#### [Exercise aim]
Return all of the entries exactly, with nothing added or left out.

#### [Given records]
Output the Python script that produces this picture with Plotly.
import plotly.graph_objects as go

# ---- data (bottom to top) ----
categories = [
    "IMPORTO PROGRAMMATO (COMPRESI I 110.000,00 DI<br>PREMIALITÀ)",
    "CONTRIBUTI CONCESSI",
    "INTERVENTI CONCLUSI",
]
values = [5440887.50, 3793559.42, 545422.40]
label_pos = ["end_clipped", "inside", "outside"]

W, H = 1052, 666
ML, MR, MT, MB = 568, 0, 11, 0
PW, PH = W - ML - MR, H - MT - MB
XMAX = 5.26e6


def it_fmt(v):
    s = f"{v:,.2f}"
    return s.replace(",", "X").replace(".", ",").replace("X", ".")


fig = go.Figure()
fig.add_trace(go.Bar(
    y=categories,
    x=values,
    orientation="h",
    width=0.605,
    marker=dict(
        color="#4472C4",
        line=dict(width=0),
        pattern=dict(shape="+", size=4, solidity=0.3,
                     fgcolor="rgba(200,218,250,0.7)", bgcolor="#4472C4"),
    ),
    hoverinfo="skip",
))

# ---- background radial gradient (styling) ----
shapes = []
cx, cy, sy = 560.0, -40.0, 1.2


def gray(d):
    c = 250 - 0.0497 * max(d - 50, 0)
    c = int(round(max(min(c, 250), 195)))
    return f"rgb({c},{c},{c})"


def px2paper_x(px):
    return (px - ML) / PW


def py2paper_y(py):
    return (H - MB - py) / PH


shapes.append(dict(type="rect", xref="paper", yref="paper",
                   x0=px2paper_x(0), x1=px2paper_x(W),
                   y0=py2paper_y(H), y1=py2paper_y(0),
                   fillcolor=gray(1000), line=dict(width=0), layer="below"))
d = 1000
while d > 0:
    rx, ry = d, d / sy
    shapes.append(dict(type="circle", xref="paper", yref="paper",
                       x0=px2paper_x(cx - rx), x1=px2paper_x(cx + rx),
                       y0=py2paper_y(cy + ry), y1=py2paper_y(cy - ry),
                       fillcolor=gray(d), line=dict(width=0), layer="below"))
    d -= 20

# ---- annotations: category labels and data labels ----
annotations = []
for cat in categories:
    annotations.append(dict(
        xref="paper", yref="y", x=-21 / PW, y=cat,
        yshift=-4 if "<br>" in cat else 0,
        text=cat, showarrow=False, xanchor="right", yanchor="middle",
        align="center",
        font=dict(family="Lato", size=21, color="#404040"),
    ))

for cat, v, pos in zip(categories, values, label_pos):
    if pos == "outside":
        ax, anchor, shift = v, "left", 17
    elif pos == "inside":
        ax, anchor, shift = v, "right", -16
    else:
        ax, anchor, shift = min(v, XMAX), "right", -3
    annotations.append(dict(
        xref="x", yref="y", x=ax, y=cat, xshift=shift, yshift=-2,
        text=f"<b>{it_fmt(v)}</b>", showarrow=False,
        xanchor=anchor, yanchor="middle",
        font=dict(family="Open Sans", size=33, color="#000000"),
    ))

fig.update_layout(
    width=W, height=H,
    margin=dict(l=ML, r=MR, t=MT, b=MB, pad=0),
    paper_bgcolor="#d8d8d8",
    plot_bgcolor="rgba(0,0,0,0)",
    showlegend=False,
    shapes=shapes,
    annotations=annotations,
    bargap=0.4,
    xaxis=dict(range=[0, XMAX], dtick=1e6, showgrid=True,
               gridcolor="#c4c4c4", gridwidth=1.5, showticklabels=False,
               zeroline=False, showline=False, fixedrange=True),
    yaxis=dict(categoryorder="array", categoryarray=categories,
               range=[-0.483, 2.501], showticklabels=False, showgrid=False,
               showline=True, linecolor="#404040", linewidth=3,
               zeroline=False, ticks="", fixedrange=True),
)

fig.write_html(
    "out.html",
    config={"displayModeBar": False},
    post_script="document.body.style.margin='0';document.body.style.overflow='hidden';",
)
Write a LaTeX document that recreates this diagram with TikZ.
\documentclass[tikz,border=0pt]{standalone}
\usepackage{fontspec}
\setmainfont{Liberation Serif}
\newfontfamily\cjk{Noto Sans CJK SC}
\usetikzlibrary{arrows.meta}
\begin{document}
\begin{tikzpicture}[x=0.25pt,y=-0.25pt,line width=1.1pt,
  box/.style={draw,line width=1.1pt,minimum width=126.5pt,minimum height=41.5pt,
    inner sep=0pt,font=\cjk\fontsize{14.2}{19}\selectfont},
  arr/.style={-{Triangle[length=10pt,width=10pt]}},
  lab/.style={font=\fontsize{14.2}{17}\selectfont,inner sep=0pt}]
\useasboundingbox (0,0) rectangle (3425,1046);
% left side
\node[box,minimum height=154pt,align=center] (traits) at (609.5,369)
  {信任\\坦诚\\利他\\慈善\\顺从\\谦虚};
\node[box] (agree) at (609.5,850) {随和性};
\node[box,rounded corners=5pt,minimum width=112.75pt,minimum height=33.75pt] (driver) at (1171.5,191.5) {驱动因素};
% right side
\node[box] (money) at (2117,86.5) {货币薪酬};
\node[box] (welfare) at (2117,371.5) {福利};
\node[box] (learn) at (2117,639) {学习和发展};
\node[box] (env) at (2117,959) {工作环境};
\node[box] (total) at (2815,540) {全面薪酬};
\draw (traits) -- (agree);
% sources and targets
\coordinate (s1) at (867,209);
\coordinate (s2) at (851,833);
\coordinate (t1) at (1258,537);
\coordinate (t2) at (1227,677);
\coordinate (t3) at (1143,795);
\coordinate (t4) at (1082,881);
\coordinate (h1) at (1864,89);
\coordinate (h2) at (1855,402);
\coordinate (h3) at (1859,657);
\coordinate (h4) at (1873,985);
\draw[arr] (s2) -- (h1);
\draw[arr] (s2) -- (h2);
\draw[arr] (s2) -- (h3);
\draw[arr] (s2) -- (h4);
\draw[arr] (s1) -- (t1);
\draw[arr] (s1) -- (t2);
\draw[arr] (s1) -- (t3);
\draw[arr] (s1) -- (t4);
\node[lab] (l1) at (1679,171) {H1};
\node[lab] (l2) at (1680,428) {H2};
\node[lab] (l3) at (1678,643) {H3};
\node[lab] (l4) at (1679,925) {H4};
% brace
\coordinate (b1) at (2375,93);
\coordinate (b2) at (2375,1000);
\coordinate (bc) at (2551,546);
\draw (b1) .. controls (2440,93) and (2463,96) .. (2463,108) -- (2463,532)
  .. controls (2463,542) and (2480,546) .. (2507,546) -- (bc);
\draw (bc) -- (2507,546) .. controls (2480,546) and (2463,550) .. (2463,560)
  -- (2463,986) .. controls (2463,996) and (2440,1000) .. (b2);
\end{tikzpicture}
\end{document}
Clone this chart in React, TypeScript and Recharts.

#### [Exercise result]
Output the Python script that produces this picture with Plotly.
import plotly.graph_objects as go

# ---- data (bottom to top) ----
categories = [
    "IMPORTO PROGRAMMATO (COMPRESI I 110.000,00 DI<br>PREMIALITÀ)",
    "CONTRIBUTI CONCESSI",
    "INTERVENTI CONCLUSI",
]
values = [5440887.50, 3793559.42, 545422.40]
label_pos = ["end_clipped", "inside", "outside"]

W, H = 1052, 666
ML, MR, MT, MB = 568, 0, 11, 0
PW, PH = W - ML - MR, H - MT - MB
XMAX = 5.26e6


def it_fmt(v):
    s = f"{v:,.2f}"
    return s.replace(",", "X").replace(".", ",").replace("X", ".")


fig = go.Figure()
fig.add_trace(go.Bar(
    y=categories,
    x=values,
    orientation="h",
    width=0.605,
    marker=dict(
        color="#4472C4",
        line=dict(width=0),
        pattern=dict(shape="+", size=4, solidity=0.3,
                     fgcolor="rgba(200,218,250,0.7)", bgcolor="#4472C4"),
    ),
    hoverinfo="skip",
))

# ---- background radial gradient (styling) ----
shapes = []
cx, cy, sy = 560.0, -40.0, 1.2


def gray(d):
    c = 250 - 0.0497 * max(d - 50, 0)
    c = int(round(max(min(c, 250), 195)))
    return f"rgb({c},{c},{c})"


def px2paper_x(px):
    return (px - ML) / PW


def py2paper_y(py):
    return (H - MB - py) / PH


shapes.append(dict(type="rect", xref="paper", yref="paper",
                   x0=px2paper_x(0), x1=px2paper_x(W),
                   y0=py2paper_y(H), y1=py2paper_y(0),
                   fillcolor=gray(1000), line=dict(width=0), layer="below"))
d = 1000
while d > 0:
    rx, ry = d, d / sy
    shapes.append(dict(type="circle", xref="paper", yref="paper",
                       x0=px2paper_x(cx - rx), x1=px2paper_x(cx + rx),
                       y0=py2paper_y(cy + ry), y1=py2paper_y(cy - ry),
                       fillcolor=gray(d), line=dict(width=0), layer="below"))
    d -= 20

# ---- annotations: category labels and data labels ----
annotations = []
for cat in categories:
    annotations.append(dict(
        xref="paper", yref="y", x=-21 / PW, y=cat,
        yshift=-4 if "<br>" in cat else 0,
        text=cat, showarrow=False, xanchor="right", yanchor="middle",
        align="center",
        font=dict(family="Lato", size=21, color="#404040"),
    ))

for cat, v, pos in zip(categories, values, label_pos):
    if pos == "outside":
        ax, anchor, shift = v, "left", 17
    elif pos == "inside":
        ax, anchor, shift = v, "right", -16
    else:
        ax, anchor, shift = min(v, XMAX), "right", -3
    annotations.append(dict(
        xref="x", yref="y", x=ax, y=cat, xshift=shift, yshift=-2,
        text=f"<b>{it_fmt(v)}</b>", showarrow=False,
        xanchor=anchor, yanchor="middle",
        font=dict(family="Open Sans", size=33, color="#000000"),
    ))

fig.update_layout(
    width=W, height=H,
    margin=dict(l=ML, r=MR, t=MT, b=MB, pad=0),
    paper_bgcolor="#d8d8d8",
    plot_bgcolor="rgba(0,0,0,0)",
    showlegend=False,
    shapes=shapes,
    annotations=annotations,
    bargap=0.4,
    xaxis=dict(range=[0, XMAX], dtick=1e6, showgrid=True,
               gridcolor="#c4c4c4", gridwidth=1.5, showticklabels=False,
               zeroline=False, showline=False, fixedrange=True),
    yaxis=dict(categoryorder="array", categoryarray=categories,
               range=[-0.483, 2.501], showticklabels=False, showgrid=False,
               showline=True, linecolor="#404040", linewidth=3,
               zeroline=False, ticks="", fixedrange=True),
)

fig.write_html(
    "out.html",
    config={"displayModeBar": False},
    post_script="document.body.style.margin='0';document.body.style.overflow='hidden';",
)
Write a LaTeX document that recreates this diagram with TikZ.
\documentclass[tikz,border=0pt]{standalone}
\usepackage{fontspec}
\setmainfont{Liberation Serif}
\newfontfamily\cjk{Noto Sans CJK SC}
\usetikzlibrary{arrows.meta}
\begin{document}
\begin{tikzpicture}[x=0.25pt,y=-0.25pt,line width=1.1pt,
  box/.style={draw,line width=1.1pt,minimum width=126.5pt,minimum height=41.5pt,
    inner sep=0pt,font=\cjk\fontsize{14.2}{19}\selectfont},
  arr/.style={-{Triangle[length=10pt,width=10pt]}},
  lab/.style={font=\fontsize{14.2}{17}\selectfont,inner sep=0pt}]
\useasboundingbox (0,0) rectangle (3425,1046);
% left side
\node[box,minimum height=154pt,align=center] (traits) at (609.5,369)
  {信任\\坦诚\\利他\\慈善\\顺从\\谦虚};
\node[box] (agree) at (609.5,850) {随和性};
\node[box,rounded corners=5pt,minimum width=112.75pt,minimum height=33.75pt] (driver) at (1171.5,191.5) {驱动因素};
% right side
\node[box] (money) at (2117,86.5) {货币薪酬};
\node[box] (welfare) at (2117,371.5) {福利};
\node[box] (learn) at (2117,639) {学习和发展};
\node[box] (env) at (2117,959) {工作环境};
\node[box] (total) at (2815,540) {全面薪酬};
\draw (traits) -- (agree);
% sources and targets
\coordinate (s1) at (867,209);
\coordinate (s2) at (851,833);
\coordinate (t1) at (1258,537);
\coordinate (t2) at (1227,677);
\coordinate (t3) at (1143,795);
\coordinate (t4) at (1082,881);
\coordinate (h1) at (1864,89);
\coordinate (h2) at (1855,402);
\coordinate (h3) at (1859,657);
\coordinate (h4) at (1873,985);
\draw[arr] (s2) -- (h1);
\draw[arr] (s2) -- (h2);
\draw[arr] (s2) -- (h3);
\draw[arr] (s2) -- (h4);
\draw[arr] (s1) -- (t1);
\draw[arr] (s1) -- (t2);
\draw[arr] (s1) -- (t3);
\draw[arr] (s1) -- (t4);
\node[lab] (l1) at (1679,171) {H1};
\node[lab] (l2) at (1680,428) {H2};
\node[lab] (l3) at (1678,643) {H3};
\node[lab] (l4) at (1679,925) {H4};
% brace
\coordinate (b1) at (2375,93);
\coordinate (b2) at (2375,1000);
\coordinate (bc) at (2551,546);
\draw (b1) .. controls (2440,93) and (2463,96) .. (2463,108) -- (2463,532)
  .. controls (2463,542) and (2480,546) .. (2507,546) -- (bc);
\draw (bc) -- (2507,546) .. controls (2480,546) and (2463,550) .. (2463,560)
  -- (2463,986) .. controls (2463,996) and (2440,1000) .. (b2);
\end{tikzpicture}
\end{document}
Clone this chart in React, TypeScript and Recharts.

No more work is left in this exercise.